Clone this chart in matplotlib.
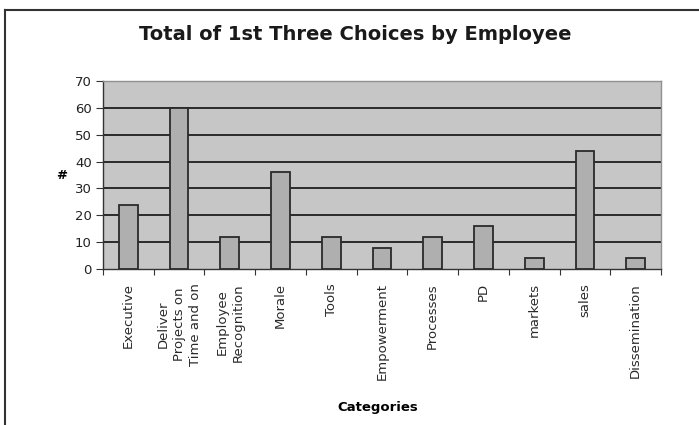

==

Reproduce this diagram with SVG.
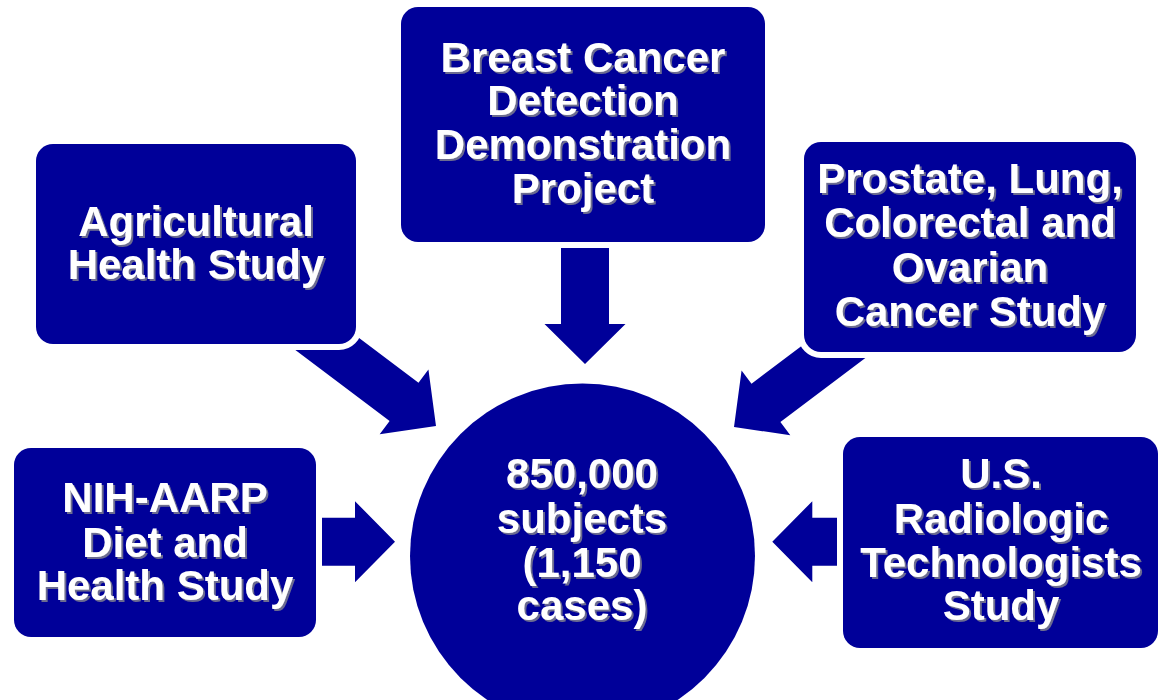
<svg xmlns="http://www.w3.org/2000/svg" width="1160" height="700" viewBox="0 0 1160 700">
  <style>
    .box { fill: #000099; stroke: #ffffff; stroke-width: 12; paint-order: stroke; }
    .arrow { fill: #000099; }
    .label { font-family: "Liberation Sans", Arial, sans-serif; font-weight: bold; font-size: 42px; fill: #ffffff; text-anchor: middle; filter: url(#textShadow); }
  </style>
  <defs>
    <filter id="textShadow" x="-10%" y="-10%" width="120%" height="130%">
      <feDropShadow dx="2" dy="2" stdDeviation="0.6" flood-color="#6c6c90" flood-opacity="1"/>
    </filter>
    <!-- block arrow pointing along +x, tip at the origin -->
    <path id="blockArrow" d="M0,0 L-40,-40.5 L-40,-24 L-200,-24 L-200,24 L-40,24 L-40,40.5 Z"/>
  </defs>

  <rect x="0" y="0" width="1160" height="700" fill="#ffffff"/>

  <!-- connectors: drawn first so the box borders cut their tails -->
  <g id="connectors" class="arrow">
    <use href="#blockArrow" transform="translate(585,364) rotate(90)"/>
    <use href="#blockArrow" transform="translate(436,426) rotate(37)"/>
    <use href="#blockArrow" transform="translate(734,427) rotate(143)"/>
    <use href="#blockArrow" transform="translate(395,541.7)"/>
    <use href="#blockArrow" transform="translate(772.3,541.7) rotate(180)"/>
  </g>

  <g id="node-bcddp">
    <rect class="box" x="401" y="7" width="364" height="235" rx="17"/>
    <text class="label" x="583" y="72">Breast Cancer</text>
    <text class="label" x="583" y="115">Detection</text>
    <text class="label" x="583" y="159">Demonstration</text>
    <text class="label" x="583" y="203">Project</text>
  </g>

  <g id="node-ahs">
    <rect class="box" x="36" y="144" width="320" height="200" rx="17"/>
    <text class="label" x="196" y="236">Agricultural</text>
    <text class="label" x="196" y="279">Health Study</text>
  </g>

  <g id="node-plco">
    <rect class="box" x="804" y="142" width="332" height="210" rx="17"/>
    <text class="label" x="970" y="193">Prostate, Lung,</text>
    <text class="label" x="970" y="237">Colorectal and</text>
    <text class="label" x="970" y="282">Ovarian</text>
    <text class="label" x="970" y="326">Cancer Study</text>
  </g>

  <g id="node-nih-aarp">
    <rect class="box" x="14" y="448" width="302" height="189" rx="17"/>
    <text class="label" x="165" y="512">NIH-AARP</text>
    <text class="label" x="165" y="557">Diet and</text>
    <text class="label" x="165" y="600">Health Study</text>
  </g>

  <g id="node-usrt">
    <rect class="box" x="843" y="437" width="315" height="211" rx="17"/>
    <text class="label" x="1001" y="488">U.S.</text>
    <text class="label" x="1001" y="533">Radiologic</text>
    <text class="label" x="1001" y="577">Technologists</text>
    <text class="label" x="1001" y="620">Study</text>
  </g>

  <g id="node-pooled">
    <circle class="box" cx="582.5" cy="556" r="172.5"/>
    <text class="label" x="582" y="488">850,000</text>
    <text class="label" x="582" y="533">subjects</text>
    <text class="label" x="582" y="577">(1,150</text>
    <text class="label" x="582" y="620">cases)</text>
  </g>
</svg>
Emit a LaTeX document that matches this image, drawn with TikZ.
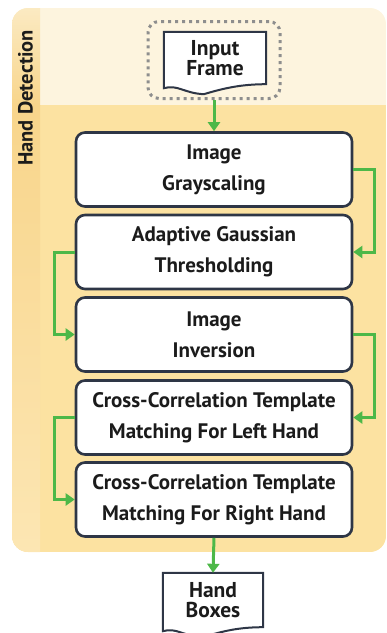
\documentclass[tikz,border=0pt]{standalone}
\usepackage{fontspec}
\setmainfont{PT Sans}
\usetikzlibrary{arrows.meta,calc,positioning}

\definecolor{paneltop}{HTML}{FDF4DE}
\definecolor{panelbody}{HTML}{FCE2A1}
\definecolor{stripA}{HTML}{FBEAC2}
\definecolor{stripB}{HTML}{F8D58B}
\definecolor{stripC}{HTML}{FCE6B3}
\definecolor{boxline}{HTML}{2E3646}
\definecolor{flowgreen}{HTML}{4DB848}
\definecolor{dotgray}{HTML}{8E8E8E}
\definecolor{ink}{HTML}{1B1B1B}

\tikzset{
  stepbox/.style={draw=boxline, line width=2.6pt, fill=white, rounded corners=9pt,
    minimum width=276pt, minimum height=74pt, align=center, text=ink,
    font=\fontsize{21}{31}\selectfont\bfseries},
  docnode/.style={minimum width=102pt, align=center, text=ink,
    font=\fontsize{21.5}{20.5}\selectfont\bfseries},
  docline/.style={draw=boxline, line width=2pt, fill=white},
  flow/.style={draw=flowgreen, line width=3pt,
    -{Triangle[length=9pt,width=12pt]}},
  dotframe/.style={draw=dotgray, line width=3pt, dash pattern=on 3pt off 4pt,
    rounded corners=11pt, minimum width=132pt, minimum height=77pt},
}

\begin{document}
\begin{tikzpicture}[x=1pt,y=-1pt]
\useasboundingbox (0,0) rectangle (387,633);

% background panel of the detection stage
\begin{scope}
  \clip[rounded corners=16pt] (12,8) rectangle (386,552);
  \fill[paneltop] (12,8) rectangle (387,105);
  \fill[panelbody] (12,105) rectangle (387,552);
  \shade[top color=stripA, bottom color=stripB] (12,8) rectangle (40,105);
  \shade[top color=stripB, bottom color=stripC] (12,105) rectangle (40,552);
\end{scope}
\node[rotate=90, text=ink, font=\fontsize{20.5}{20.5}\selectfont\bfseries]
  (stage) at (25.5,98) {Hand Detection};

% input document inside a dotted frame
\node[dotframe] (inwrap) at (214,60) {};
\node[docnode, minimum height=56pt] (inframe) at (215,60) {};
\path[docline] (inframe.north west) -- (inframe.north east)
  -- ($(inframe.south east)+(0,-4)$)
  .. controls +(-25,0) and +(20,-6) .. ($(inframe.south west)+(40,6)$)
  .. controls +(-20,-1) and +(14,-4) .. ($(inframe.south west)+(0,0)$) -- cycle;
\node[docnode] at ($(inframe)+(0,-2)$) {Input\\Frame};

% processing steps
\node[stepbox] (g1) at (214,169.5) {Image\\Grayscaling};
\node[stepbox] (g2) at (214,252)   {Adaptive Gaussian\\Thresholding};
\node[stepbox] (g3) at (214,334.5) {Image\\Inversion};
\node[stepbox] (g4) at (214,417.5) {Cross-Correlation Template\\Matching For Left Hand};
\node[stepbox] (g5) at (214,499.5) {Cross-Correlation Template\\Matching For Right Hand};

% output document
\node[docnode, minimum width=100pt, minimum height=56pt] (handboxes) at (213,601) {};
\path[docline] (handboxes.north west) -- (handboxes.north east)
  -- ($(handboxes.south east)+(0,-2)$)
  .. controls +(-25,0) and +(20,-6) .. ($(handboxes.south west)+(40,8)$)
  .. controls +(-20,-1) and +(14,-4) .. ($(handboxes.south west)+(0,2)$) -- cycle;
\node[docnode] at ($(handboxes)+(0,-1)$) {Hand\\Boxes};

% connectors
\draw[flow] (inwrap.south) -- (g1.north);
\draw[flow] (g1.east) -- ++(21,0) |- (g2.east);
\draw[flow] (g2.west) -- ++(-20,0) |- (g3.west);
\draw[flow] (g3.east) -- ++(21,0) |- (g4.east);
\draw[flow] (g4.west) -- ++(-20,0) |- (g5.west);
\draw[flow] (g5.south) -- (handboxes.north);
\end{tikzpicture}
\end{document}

### EXERCISE DETAILS
Take the stretch from the line containing "Emit a LaTeX" through the line containing "(0,0) rectangle (387,633);" and reproduce it exactly, both ends included. Omit the pictures.

### EXERCISE ANSWER
Emit a LaTeX document that matches this image, drawn with TikZ.
\documentclass[tikz,border=0pt]{standalone}
\usepackage{fontspec}
\setmainfont{PT Sans}
\usetikzlibrary{arrows.meta,calc,positioning}

\definecolor{paneltop}{HTML}{FDF4DE}
\definecolor{panelbody}{HTML}{FCE2A1}
\definecolor{stripA}{HTML}{FBEAC2}
\definecolor{stripB}{HTML}{F8D58B}
\definecolor{stripC}{HTML}{FCE6B3}
\definecolor{boxline}{HTML}{2E3646}
\definecolor{flowgreen}{HTML}{4DB848}
\definecolor{dotgray}{HTML}{8E8E8E}
\definecolor{ink}{HTML}{1B1B1B}

\tikzset{
  stepbox/.style={draw=boxline, line width=2.6pt, fill=white, rounded corners=9pt,
    minimum width=276pt, minimum height=74pt, align=center, text=ink,
    font=\fontsize{21}{31}\selectfont\bfseries},
  docnode/.style={minimum width=102pt, align=center, text=ink,
    font=\fontsize{21.5}{20.5}\selectfont\bfseries},
  docline/.style={draw=boxline, line width=2pt, fill=white},
  flow/.style={draw=flowgreen, line width=3pt,
    -{Triangle[length=9pt,width=12pt]}},
  dotframe/.style={draw=dotgray, line width=3pt, dash pattern=on 3pt off 4pt,
    rounded corners=11pt, minimum width=132pt, minimum height=77pt},
}

\begin{document}
\begin{tikzpicture}[x=1pt,y=-1pt]
\useasboundingbox (0,0) rectangle (387,633);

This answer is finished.